The hack could further strain relations between China and the United States, even as the Biden administration seeks to cool tensions that have been aggravated in recent months by several incidents including the transit of a Chinese spy balloon across the United States.

It could also increase criticism that the Biden administration is not doing enough to deter Chinese espionage. Cliff Sims, a former spokesman for the director of national intelligence in the Trump administration, said China had been emboldened because President Joe Biden had not confronted Beijing over its attempts to influence recent elections.

“We need to have some serious conversations about how much hacking we’ll tolerate before taking action,” Mr Sims said.

Mr Bell, in the blog post, said people affected by the hack had been notified and the company had completed efforts to mitigate the attack.

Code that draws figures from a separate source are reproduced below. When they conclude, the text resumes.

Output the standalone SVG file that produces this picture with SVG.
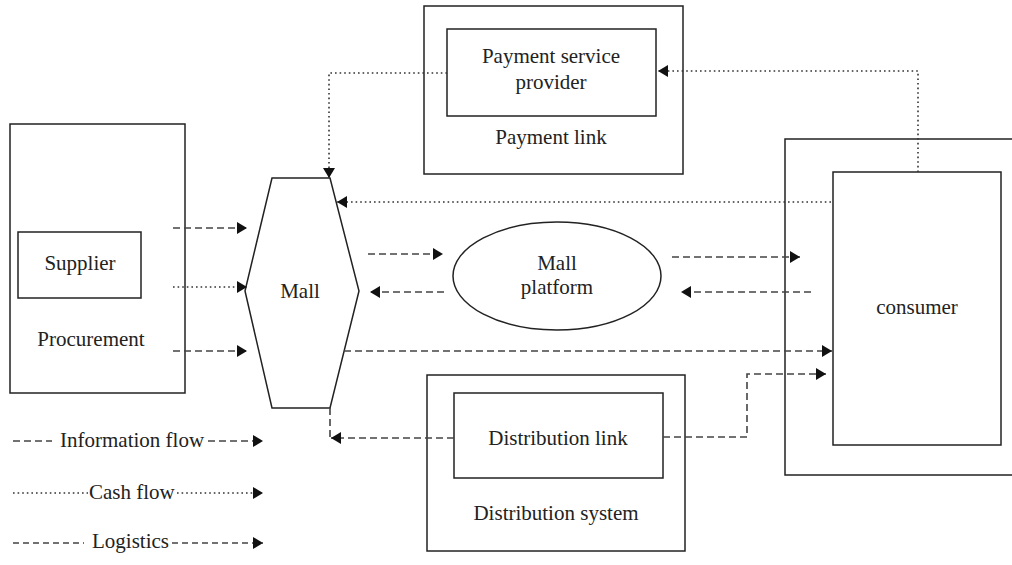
<svg xmlns="http://www.w3.org/2000/svg" width="1012" height="565" viewBox="0 0 1012 565">
  <style>
    .box { fill: none; stroke: #222; stroke-width: 1.5; }
    .lbl { font-family: "Liberation Serif", "Times New Roman", serif; font-size: 21px; fill: #222; text-anchor: middle; }
    .lbl-l { font-family: "Liberation Serif", "Times New Roman", serif; font-size: 21px; fill: #222; }
    .dash { fill: none; stroke: #444; stroke-width: 1.6; stroke-dasharray: 7 4; }
    .dash-s { fill: none; stroke: #444; stroke-width: 1.6; stroke-dasharray: 6 4; }
    .dot { fill: none; stroke: #333; stroke-width: 1.6; stroke-dasharray: 1.6 3; }
  </style>
  <defs>
    <marker id="arr" markerUnits="userSpaceOnUse" markerWidth="12" markerHeight="12" refX="10" refY="6" orient="auto">
      <path d="M0,0 L10,6 L0,12 Z" fill="#111"/>
    </marker>
  </defs>

  <!-- Procurement -->
  <g id="procurement">
    <rect class="box" x="10" y="124" width="175" height="269"/>
    <text class="lbl" x="91" y="346">Procurement</text>
  </g>
  <g id="supplier">
    <rect class="box" x="18" y="232" width="123" height="66"/>
    <text class="lbl" x="80" y="270">Supplier</text>
  </g>

  <!-- Mall -->
  <g id="mall">
    <polygon class="box" points="272,178 330,178 359,291 330,408 272,408 245,291"/>
    <text class="lbl" x="300" y="298">Mall</text>
  </g>

  <!-- Mall platform -->
  <g id="mall-platform">
    <ellipse class="box" cx="557" cy="276" rx="104" ry="54"/>
    <text class="lbl" x="557" y="270">Mall</text>
    <text class="lbl" x="557" y="294">platform</text>
  </g>

  <!-- Payment link -->
  <g id="payment-link">
    <rect class="box" x="424" y="6" width="259" height="168"/>
    <text class="lbl" x="551" y="144">Payment link</text>
  </g>
  <g id="payment-service-provider">
    <rect class="box" x="447" y="29" width="209" height="87"/>
    <text class="lbl" x="551" y="63">Payment service</text>
    <text class="lbl" x="551" y="89">provider</text>
  </g>

  <!-- Consumer -->
  <g id="consumer-outer">
    <path class="box" d="M1014,139 H785 V475 H1014"/>
  </g>
  <g id="consumer">
    <rect class="box" x="833" y="172" width="168" height="273"/>
    <text class="lbl" x="917" y="314">consumer</text>
  </g>

  <!-- Distribution -->
  <g id="distribution-system">
    <rect class="box" x="427" y="375" width="258" height="176"/>
    <text class="lbl" x="556" y="520">Distribution system</text>
  </g>
  <g id="distribution-link">
    <rect class="box" x="454" y="393" width="209" height="85"/>
    <text class="lbl" x="558" y="445">Distribution link</text>
  </g>

  <!-- Connectors -->
  <g id="connectors">
    <!-- procurement to mall -->
    <line class="dash" x1="173" y1="228" x2="247" y2="228" marker-end="url(#arr)"/>
    <line class="dot" x1="173" y1="287" x2="247" y2="287" marker-end="url(#arr)"/>
    <line class="dash" x1="173" y1="351" x2="247" y2="351" marker-end="url(#arr)"/>
    <!-- mall and platform -->
    <line class="dash" x1="368" y1="254" x2="443" y2="254" marker-end="url(#arr)"/>
    <line class="dash" x1="444" y1="292" x2="370" y2="292" marker-end="url(#arr)"/>
    <!-- platform and consumer -->
    <line class="dash" x1="672" y1="257" x2="800" y2="257" marker-end="url(#arr)"/>
    <line class="dash" x1="811" y1="292" x2="681" y2="292" marker-end="url(#arr)"/>
    <!-- mall to consumer -->
    <line class="dash" x1="344" y1="351" x2="832" y2="351" marker-end="url(#arr)"/>
    <!-- consumer to mall (cash) -->
    <line class="dot" x1="831" y1="202" x2="337" y2="202" marker-end="url(#arr)"/>
    <!-- consumer to payment provider (cash) -->
    <path class="dot" d="M918,172 V71 H658" marker-end="url(#arr)"/>
    <!-- payment provider to mall (cash) -->
    <path class="dot" d="M447,73 H329 V178" marker-end="url(#arr)"/>
    <!-- distribution link to mall -->
    <line class="dash" x1="330" y1="408" x2="330" y2="438"/>
    <line class="dash" x1="454" y1="438" x2="331" y2="438" marker-end="url(#arr)"/>
    <!-- distribution link to consumer -->
    <path class="dash" d="M663,437 H747 V374 H826" marker-end="url(#arr)"/>
  </g>

  <!-- Legend -->
  <g id="legend">
    <line class="dash" x1="13" y1="441" x2="52" y2="441"/>
    <text class="lbl-l" x="60" y="447">Information flow</text>
    <line class="dash" x1="208" y1="441" x2="263" y2="441" marker-end="url(#arr)"/>
    <line class="dot" x1="13" y1="493" x2="88" y2="493"/>
    <text class="lbl-l" x="89" y="499">Cash flow</text>
    <line class="dot" x1="177" y1="493" x2="263" y2="493" marker-end="url(#arr)"/>
    <line class="dash-s" x1="13" y1="543" x2="84" y2="543"/>
    <text class="lbl-l" x="92" y="548">Logistics</text>
    <line class="dash-s" x1="172" y1="543" x2="263" y2="543" marker-end="url(#arr)"/>
  </g>
</svg>
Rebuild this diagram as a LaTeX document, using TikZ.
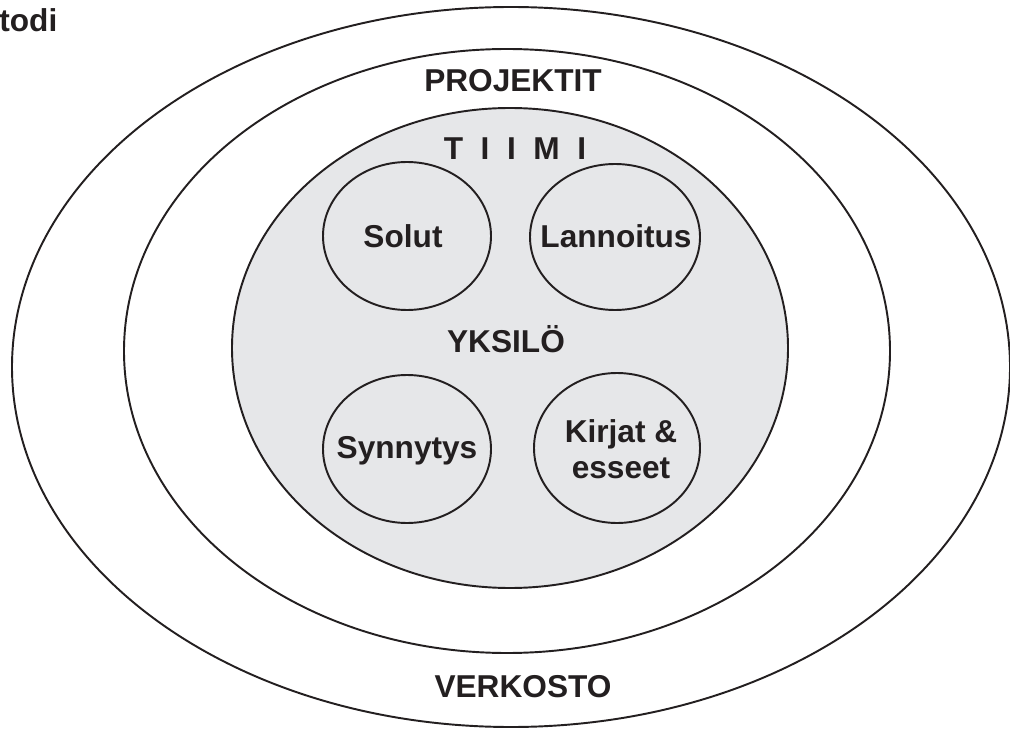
\documentclass[tikz,border=0pt]{standalone}
\usepackage{fontspec}
\setmainfont{Liberation Sans}
\definecolor{ink}{RGB}{35,31,32}
\definecolor{yksgray}{RGB}{230,231,233}
\tikzset{
  ring/.style={draw=ink, line width=1.1pt},
  lbl/.style={anchor=base, inner sep=0pt, text=ink, font=\bfseries\fontsize{18}{20.5}\selectfont}
}
\begin{document}
\begin{tikzpicture}[x=0.02cm,y=0.02cm]
\useasboundingbox (0,0) rectangle (1010,-729);
\clip (0,0) rectangle (1010,-729);
\draw[ring] (511,-367) ellipse [x radius=499, y radius=360];
\draw[ring] (507,-351) ellipse [x radius=383, y radius=302];
\draw[ring, fill=yksgray] (510,-348) ellipse [x radius=278, y radius=240];
\draw[ring] (407,-236) ellipse [x radius=84, y radius=74];
\draw[ring] (615,-237) ellipse [x radius=85, y radius=73];
\draw[ring] (407,-449) ellipse [x radius=84, y radius=74];
\draw[ring] (617,-448) ellipse [x radius=83, y radius=75];
\node[lbl, anchor=base west] (M) at (-1,-32) {todi};
\node[lbl] (P) at (513,-92) {PROJEKTIT};
\node[lbl] (T) at (515,-160) {T\ \ I\ \ I\ \ M\ \ I};
\node[lbl] (S1) at (403,-248) {Solut};
\node[lbl] (S2) at (616,-248) {Lannoitus};
\node[lbl] (Y) at (506,-352) {YKSILÖ};
\node[lbl] (S3) at (407,-458) {Synnytys};
\node[lbl, anchor=center, align=center] (S4) at (621,-449) {Kirjat \&\\esseet};
\node[lbl] (V) at (523,-697) {VERKOSTO};
\end{tikzpicture}
\end{document}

Hours before the Microsoft announcement, representatives of various intelligence and national security agencies said they were not aware of reports of a Chinese intrusion. A spokesperson for the National Security Council did not immediately respond to a request for comment Tuesday night.

But Microsoft said information reported to them by customers had alerted them to the intrusion and compromise on June 16th. The company’s blog post said the Chinese hacking group began gaining access to email accounts a month earlier, on May 15th.

Microsoft did not say how many accounts it believes might have been compromised by the Chinese hackers, and did not say if it had an assessment of what information was taken.

China has one of the most aggressive – and most capable – intelligence hacking operations in the world. Beijing has, over the years, carried out a series of hacks that have succeeded in stealing huge amounts of government data. In 2015, a data breach apparently carried out by hackers affiliated with China’s foreign spy service stole huge numbers of records from the US office of personnel management.

In the SolarWinds hack, which took place during the Trump administration, Russian intelligence agencies used a software vulnerability to gain access to thousands of computer systems, including many government agencies. The hack was named after the network management software Russian intelligence agencies had used to get into computers around the world.